The Hague was once celebrated for its many elegant, and especially for its literary societies; the latter have declined, whilst those of France have flourished and improved, amidst the frightful fluctuations of revolutionary tumult. Erasmus, Grotius, and Boerhaave, have conferred immortality upon the letters of Holland, as they would upon those of any nation; but the literary glory of the country seems not to have spread upon the demise of these illustrious sages. Hooft, Vondel, and Antonides, are known in Holland, but not out of it; and we have heard but faintly of Huygens, Graveszande, and Vandoveron in physic; of Voet in jurisprudence, and Burman and Gronovius in the belles lettres.
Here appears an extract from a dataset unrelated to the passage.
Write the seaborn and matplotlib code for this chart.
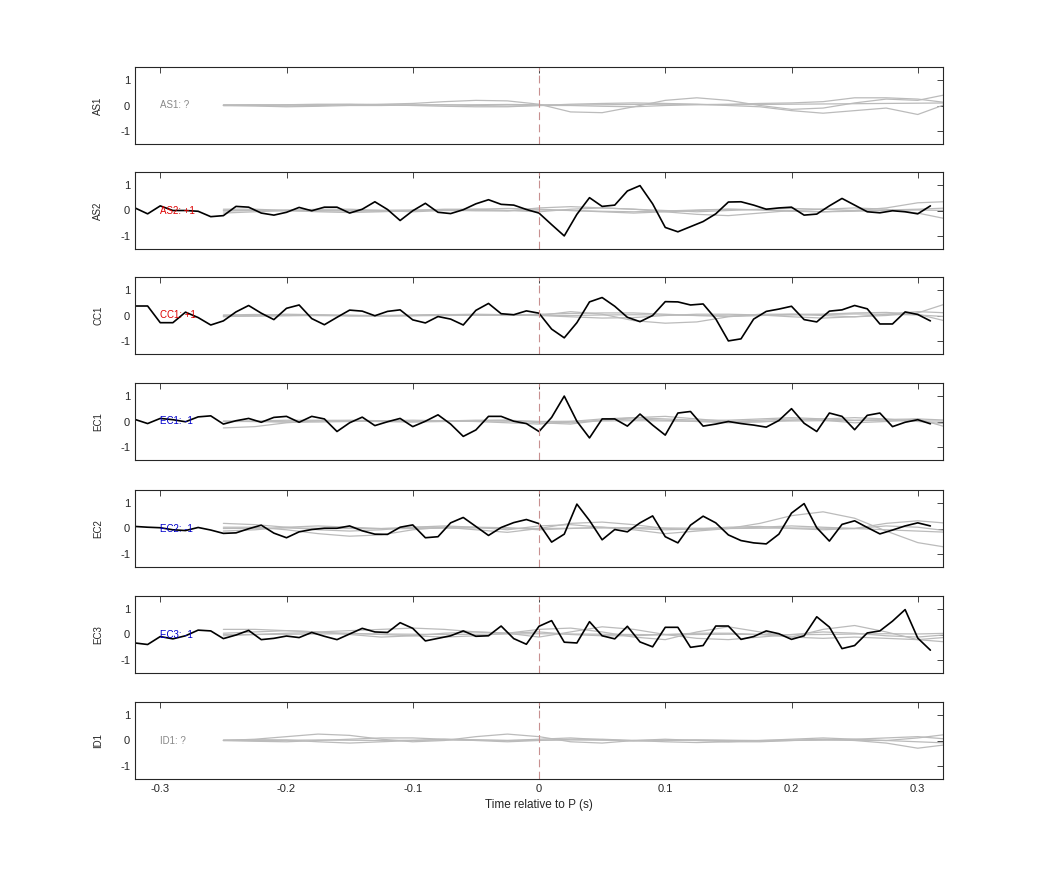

It is certain, that if the Dutch poets are to be considered as favoured by Apollo, a condescension which those who are best acquainted with their productions much doubt, they have made more successful advances in the most difficult of poetical composition. I have heard of three epic writers; Antonides, before mentioned, who wrote an epic poem on the river Y, on which the city of Amsterdam is erected; Rotzans, and the author of Abraham de Aartsvader, or the history of Abraham the Patriarch. The Dutch mention with great exultation the name of De Cotts, who, like our Prior, united the characters of poet and statesman; his sensibility is said to have been very acute, his fancy very luxuriant, and his powers of versification very mellifluous. So attractive were the Muses, that when he held the splendid office of lord keeper of the seals in Holland and West Friesland, and stadtholder of the fiefs, he retired to his native shades to tune his oaten reed, which entitled him amongst his countrymen to the appellation of the Dutch Ovid: at the earnest solicitation of their high mightinesses, he quitted his lyre and beloved retreat, and appeared at the court of Cromwell in the character of ambassador of the States to England, where he was received with that politeness and attention which our country never fails to observe towards strangers of merit and distinction. Having accomplished the object of his mission, he retired from the bustle of life to his native country, in the bosom of which he expired, beloved, honoured, and lamented.
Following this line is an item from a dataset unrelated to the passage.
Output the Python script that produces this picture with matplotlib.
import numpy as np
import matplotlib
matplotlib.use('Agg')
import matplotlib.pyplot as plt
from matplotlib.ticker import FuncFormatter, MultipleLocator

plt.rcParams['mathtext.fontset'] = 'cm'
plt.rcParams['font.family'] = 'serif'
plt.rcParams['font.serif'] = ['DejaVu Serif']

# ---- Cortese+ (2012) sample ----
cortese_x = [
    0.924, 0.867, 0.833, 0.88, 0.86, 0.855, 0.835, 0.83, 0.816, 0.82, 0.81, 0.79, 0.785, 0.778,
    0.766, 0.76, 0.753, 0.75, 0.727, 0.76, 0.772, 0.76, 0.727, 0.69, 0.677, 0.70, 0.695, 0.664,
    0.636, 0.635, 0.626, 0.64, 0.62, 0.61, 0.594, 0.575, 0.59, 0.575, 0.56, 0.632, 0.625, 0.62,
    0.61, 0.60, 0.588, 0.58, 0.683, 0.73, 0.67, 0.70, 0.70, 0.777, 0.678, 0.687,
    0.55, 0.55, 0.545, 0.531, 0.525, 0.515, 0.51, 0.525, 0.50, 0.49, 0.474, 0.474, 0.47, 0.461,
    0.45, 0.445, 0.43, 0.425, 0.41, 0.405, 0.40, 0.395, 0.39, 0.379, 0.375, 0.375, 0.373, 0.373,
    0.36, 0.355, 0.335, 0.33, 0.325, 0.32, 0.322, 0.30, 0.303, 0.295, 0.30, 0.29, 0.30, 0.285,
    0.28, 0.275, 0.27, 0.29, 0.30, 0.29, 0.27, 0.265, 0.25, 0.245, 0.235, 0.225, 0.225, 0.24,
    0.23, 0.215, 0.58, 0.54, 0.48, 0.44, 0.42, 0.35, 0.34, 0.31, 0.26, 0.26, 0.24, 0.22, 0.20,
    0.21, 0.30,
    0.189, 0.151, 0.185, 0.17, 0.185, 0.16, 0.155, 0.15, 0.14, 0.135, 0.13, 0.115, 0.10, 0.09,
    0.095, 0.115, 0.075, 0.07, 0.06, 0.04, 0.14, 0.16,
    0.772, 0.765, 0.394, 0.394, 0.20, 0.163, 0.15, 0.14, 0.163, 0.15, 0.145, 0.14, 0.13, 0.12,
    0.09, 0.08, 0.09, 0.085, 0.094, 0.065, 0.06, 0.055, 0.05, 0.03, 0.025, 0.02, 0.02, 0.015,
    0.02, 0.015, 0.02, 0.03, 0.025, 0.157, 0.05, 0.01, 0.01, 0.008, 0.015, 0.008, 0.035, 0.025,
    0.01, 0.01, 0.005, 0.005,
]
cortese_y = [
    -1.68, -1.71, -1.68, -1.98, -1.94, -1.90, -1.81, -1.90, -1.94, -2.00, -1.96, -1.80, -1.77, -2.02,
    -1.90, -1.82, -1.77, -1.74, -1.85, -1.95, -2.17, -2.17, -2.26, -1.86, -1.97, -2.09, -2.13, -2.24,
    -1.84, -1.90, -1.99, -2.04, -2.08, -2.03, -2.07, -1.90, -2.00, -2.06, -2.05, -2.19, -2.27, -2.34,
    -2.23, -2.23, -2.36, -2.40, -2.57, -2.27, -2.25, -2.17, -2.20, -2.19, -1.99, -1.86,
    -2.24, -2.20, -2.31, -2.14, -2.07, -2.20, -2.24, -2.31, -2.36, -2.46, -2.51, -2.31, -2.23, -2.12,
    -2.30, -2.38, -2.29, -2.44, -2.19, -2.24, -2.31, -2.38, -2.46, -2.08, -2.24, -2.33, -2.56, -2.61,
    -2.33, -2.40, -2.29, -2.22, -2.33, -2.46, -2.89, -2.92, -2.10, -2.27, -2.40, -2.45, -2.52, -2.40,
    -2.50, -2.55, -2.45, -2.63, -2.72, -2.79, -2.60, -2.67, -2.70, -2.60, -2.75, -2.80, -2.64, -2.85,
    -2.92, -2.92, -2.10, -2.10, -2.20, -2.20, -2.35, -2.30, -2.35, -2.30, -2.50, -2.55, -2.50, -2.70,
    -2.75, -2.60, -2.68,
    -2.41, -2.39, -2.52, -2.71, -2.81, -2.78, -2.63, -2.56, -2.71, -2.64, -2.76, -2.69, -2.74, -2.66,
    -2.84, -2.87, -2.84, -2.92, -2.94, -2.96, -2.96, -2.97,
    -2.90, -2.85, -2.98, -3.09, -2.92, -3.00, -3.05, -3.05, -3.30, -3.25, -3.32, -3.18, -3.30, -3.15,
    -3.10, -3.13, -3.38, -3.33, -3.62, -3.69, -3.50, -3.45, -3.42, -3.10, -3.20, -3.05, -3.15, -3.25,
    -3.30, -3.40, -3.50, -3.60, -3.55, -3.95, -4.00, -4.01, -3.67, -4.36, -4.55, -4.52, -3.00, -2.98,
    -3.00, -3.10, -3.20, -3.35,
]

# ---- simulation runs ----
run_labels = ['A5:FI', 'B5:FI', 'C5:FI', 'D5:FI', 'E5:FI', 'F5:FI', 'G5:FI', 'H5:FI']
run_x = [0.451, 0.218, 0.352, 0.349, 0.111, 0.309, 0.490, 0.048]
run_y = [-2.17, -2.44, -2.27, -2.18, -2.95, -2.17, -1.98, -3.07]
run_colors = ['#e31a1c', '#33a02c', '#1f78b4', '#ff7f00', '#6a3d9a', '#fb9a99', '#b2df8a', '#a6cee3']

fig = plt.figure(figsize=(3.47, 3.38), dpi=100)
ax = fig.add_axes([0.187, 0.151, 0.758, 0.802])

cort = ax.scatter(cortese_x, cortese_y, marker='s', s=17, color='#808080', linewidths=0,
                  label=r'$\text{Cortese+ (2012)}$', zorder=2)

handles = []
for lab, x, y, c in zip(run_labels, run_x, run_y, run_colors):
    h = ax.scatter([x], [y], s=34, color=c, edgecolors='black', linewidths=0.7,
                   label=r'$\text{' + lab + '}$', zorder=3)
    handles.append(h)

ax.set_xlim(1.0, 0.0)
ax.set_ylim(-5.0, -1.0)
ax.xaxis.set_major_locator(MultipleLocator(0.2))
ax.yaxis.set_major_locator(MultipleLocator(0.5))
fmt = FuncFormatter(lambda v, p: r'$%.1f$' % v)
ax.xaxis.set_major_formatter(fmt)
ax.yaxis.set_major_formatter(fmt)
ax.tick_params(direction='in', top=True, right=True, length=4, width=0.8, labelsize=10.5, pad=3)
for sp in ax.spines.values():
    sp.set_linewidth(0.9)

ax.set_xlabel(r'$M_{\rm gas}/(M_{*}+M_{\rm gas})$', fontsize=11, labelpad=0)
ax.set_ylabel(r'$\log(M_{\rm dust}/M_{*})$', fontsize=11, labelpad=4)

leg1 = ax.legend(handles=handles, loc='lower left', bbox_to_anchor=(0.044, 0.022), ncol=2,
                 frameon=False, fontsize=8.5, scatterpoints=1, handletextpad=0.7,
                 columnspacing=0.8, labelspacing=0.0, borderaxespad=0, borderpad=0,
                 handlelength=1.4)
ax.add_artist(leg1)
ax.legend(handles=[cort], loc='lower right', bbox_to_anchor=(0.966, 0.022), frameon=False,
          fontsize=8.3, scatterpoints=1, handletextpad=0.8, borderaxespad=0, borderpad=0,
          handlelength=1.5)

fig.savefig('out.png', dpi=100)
I was not much surprised to find that the splendor of the Hague was principally confined to its buildings, although it has been so often, in other times, celebrated for its magnificence and the expense of its inhabitants: the revolution expelled its hereditary princes, dispersed its nobles, and visited every description of society with more or less distress. However, I was informed by those who were enabled to compare, that it is again rearing its head. Before the revolution, sumptuous equipages and various other characteristics of polished luxury were displayed in almost every street; and the foreign ministers vied with each other in costly splendor: during the operation of that political hurricane scarce any other carriage was to be seen save a few crazy fiacres, and every servant was stripped of his livery. At present, society seems to be returning to many of its original habits, and some handsome equipages appeared in different parts of the town; yet, upon the whole, the first impression of its gloom was never effaced.
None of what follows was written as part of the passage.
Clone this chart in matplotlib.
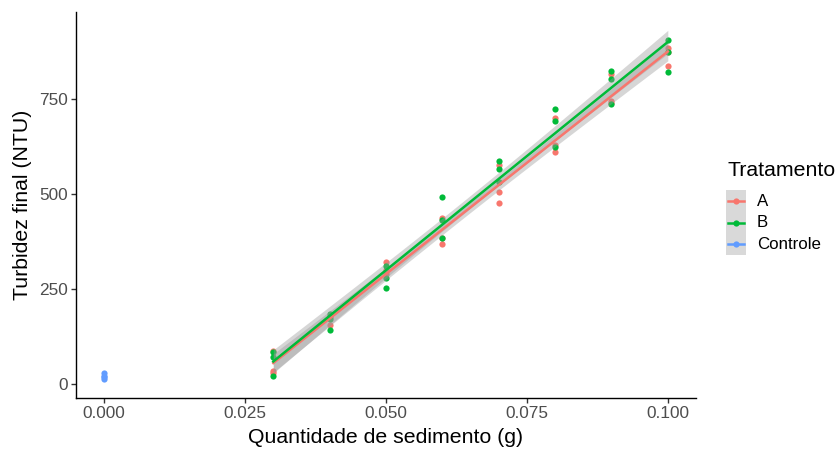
import numpy as np
import matplotlib
matplotlib.use("Agg")
import matplotlib.pyplot as plt
from matplotlib.patches import Rectangle

plt.rcParams['font.family'] = ['Liberation Sans', 'DejaVu Sans']

# ---- data ----
x_levels = [0.03, 0.04, 0.05, 0.06, 0.07, 0.08, 0.09, 0.10]
turb_A = [[88, 34, 30], [180, 176, 155], [320, 300, 290], [437, 385, 368],
          [576, 506, 475], [701, 630, 611], [816, 746, 740], [883, 875, 837]]
turb_B = [[84, 71, 20], [184, 170, 142], [311, 280, 252], [493, 431, 383],
          [588, 567, 532], [724, 693, 624], [824, 803, 737], [905, 873, 820]]
control_x = [0.0, 0.0, 0.0, 0.0]
control_y = [12, 18, 22, 28]

groups = ["A", "B", "Controle"]
colors = {"A": "#F8766D", "B": "#00BA38", "Controle": "#619CFF"}
x_ticks = [0.000, 0.025, 0.050, 0.075, 0.100]
x_ticklabels = ["0.000", "0.025", "0.050", "0.075", "0.100"]
y_ticks = [0, 250, 500, 750]
t_crit = 2.074  # t(0.975, df=22)

fig = plt.figure(figsize=(8.35, 4.59), dpi=100)
ax = fig.add_axes([76/835, 1-398/459, (696-76)/835, (398-12)/459])


def flatten(levels, vals):
    xs, ys = [], []
    for xv, vv in zip(levels, vals):
        for v in vv:
            xs.append(xv)
            ys.append(v)
    return np.array(xs), np.array(ys, dtype=float)


series = {"A": flatten(x_levels, turb_A), "B": flatten(x_levels, turb_B)}

PT_S = 20
for g in ["A", "B"]:
    xs, ys = series[g]
    ax.scatter(xs, ys, s=PT_S, color=colors[g], zorder=2, linewidths=0)
ax.scatter(control_x, control_y, s=PT_S, color=colors["Controle"], zorder=2, linewidths=0)

for g in ["A", "B"]:
    xs, ys = series[g]
    n = len(xs)
    b, a = np.polyfit(xs, ys, 1)
    resid = ys - (a + b * xs)
    s = np.sqrt(np.sum(resid**2) / (n - 2))
    xm = xs.mean()
    sxx = np.sum((xs - xm)**2)
    xg = np.linspace(xs.min(), xs.max(), 80)
    yg = a + b * xg
    se = s * np.sqrt(1/n + (xg - xm)**2 / sxx)
    ax.fill_between(xg, yg - t_crit*se, yg + t_crit*se, color="#999999",
                    alpha=0.4, linewidth=0, zorder=3)
    ax.plot(xg, yg, color=colors[g], lw=1.8, zorder=4)

ax.set_xlim(-0.005, 0.105)
ax.set_ylim(-37, 979)
ax.set_xticks(x_ticks)
ax.set_xticklabels(x_ticklabels)
ax.set_yticks(y_ticks)
for sp in ["top", "right"]:
    ax.spines[sp].set_visible(False)
for sp in ["left", "bottom"]:
    ax.spines[sp].set_linewidth(1.0)
    ax.spines[sp].set_color("black")
ax.tick_params(axis="both", length=3.5, width=1.0, color="#333333",
               labelsize=12.4, labelcolor="#4D4D4D", pad=2.5)
ax.set_xlabel("Quantidade de sedimento (g)", fontsize=15.3, color="black", labelpad=5)
ax.set_ylabel("Turbidez final (NTU)", fontsize=15.3, color="black", labelpad=5)

# ---- legend (manual, ggplot style) ----
fig.text(727/835, 1-170/459, "Tratamento", fontsize=15.3, ha="left", va="center")
key_x0, key_x1 = 726, 746
centers = [201, 222.5, 244]
for g, cy in zip(groups, centers):
    lx = fig.add_axes([key_x0/835, 1-(cy+10.75)/459, (key_x1-key_x0)/835, 21.5/459])
    lx.set_xlim(0, 1)
    lx.set_ylim(0, 1)
    lx.axis("off")
    lx.add_patch(Rectangle((0, 0), 1, 1, color="#D9D9D9", lw=0))
    lx.plot([0.1, 0.9], [0.5, 0.5], color=colors[g], lw=1.8)
    lx.scatter([0.5], [0.5], s=PT_S, color=colors[g], linewidths=0, zorder=3)
    fig.text(757/835, 1-cy/459, g, fontsize=12.2, ha="left", va="center")

fig.savefig("out.png", dpi=100)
Upon inquiry after the present state of literature at this place, I found it was considered at a very low ebb: the press of the Hague was once justly celebrated, but has of late emitted little more than a few pamphlets of inconsiderable merit. Before the revolution there were several capital booksellers’ shops, of which I could only discover two; the books in their shops, apparently the remains of declining literary traffic, were neither very numerous nor very valuable. The booksellers formerly found very ample encouragement in the affluence of the court, and many petty German princes who selected the Hague for their residence. It has been asserted that as the Hague contained the seat of the executive government and of the representative bodies during the revolution, it suffered much less than any other town in the republic; but this I was well assured was not the case, because the commercial towns still derived resources from their commerce and enterprize, through the medium of neutral bottoms and other circuitous modes of traffic, notwithstanding the severity of British blockades and the vigilance of British cruisers.

The Hague has produced several very distinguished painters; amongst others I must beg to mention Daniel Mytens, who was born in 1636, and went to study at Rome, and afterwards employed himself in designing after the antique, in copying the most celebrated paintings of the best artists, and adding considerably to his improvement by an intimacy which he formed there with Carlo Maratti and Carlo Loti. The dreadful habits of dissipation to which Mytens was addicted, deplorably interfered with his advancement in his profession. His imagination was lively, his colouring agreeable, his composition good, and he designed with great facility. After a long residence in Italy, he returned to the Hague, where he was much admired and cherished by the lovers of the arts: his eminent qualities were displayed in those works which he painted at Rome, and upon his return to the Hague, where, not many years after, his productions became greatly depreciated, from his constant indulgence in the most intemperate excesses, to which he at length fell a victim in the year 1688. He acquired much and deserved reputation for the sketch of a very noble design for a ceiling of the painters’ hall at the Hague: this work commenced, and left unfinished for some years; at length he roused himself from his indolence, but it was only to show what ravages it had made on his fine abilities, for he only injured the work which he attempted to improve. Another distinguished artist, who has shed lustre upon the Hague, is John Hanneman, who was born here in 1611; by some he was said to have been a pupil of Vandyke. By others, and with greater probability, that of Hubert Ravestein; and in the soft and delicate tints of his carnations, he is considered to be very little inferior to Vandyke: many of Hanneman’s copies of that illustrious artist are mistaken for the originals.

Hanneman continued in England sixteen years, and upon his return to the Hague became the favourite painter of the Princess of Orange: he was also employed by the Prince of Nassau, for whom he painted, amongst others, several historical pictures, which are now highly esteemed. The third and last artist I shall mention is John le Duc, who was born at the Hague in 1636, and was a disciple of Paul Potter, so justly celebrated as a painter of cattle, whose works, however, are often scarcely distinguishable from those of his pupil. His principal subjects were the same as those of his master, viz. horses, sheep, goats, cows, &c. He finished his pictures very highly, and possessed great facility of pencil and purity of style. He was appointed director of the academy of painting at the Hague in the year 1671. The desire of distinguishing himself in arms induced him to exert all his interest to obtain a company, and such was his gallantry in the field, that he obtained the epithet of “Brave,” after which, unfortunately for the arts, he neither painted nor designed.